Market Chatter: Vale CFO Warns China's State Ore Buyer Against Supply Chain Strain

MT Newswires Live
11/01

Vale (VALE) cautioned that China cannot afford to strain ties with major iron ore suppliers given its heavy reliance on imported steelmaking materials, Bloomberg reported Friday.

Speaking after the company's Q3 results, Chief Financial Officer Marcelo Bacci warned that escalating tensions could disrupt supply chains, hurting all parties involved, according to the report.

China set up the state-owned China Mineral Resources Group in 2022 to centralize iron ore purchases and strengthen its bargaining power with major suppliers. The move has unsettled the market, particularly after CMRG reportedly pushed for a ban on BHP's dollar-denominated cargoes, raising concerns over potential disruptions, the news outlet reported.

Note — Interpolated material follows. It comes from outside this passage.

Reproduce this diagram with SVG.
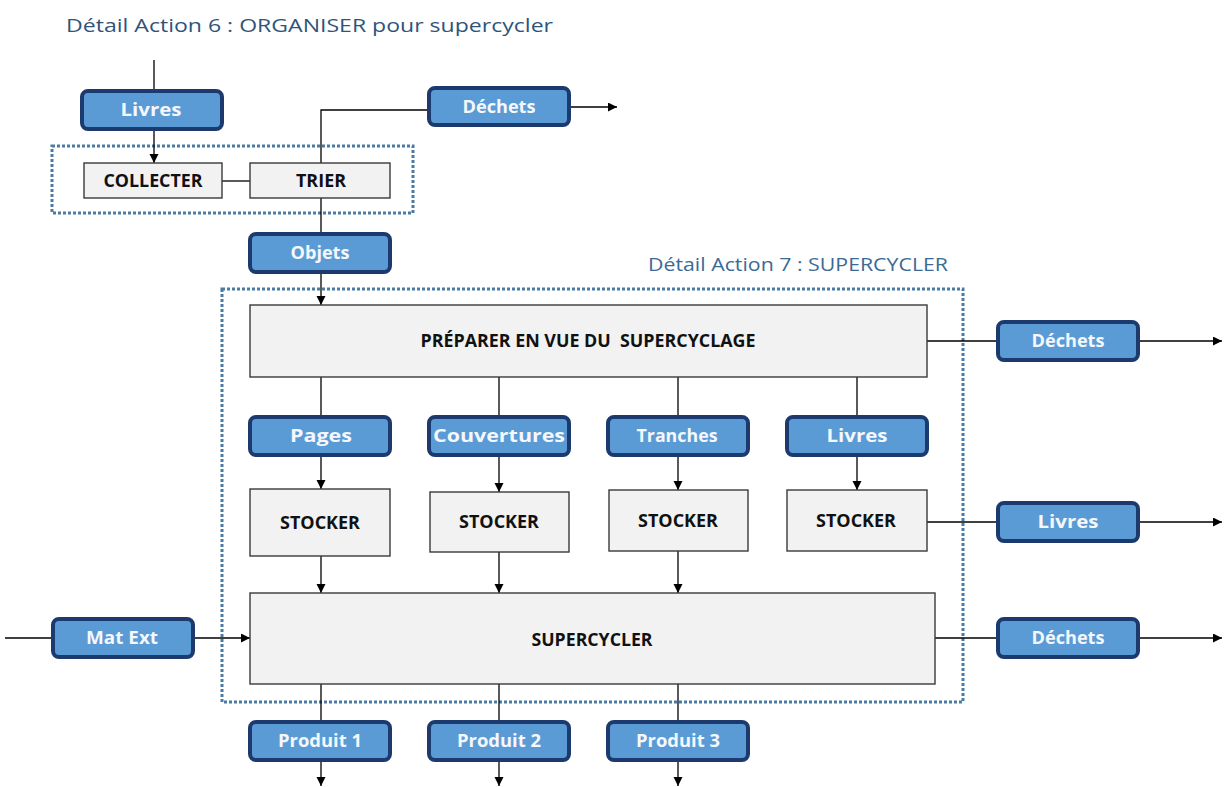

Earlier this week, CMRG criticized existing iron ore pricing mechanisms as "irrational" and "unfair," arguing they favor miners and inflate prices, the report added.

Vale did not immediately respond to a request for comment from MT Newswires.

Shares of Vale rose 1.5% in recent trading.

(Market Chatter news is derived from conversations with market professionals globally. This information is believed to be from reliable sources but may include rumor and speculation. Accuracy is not guaranteed.)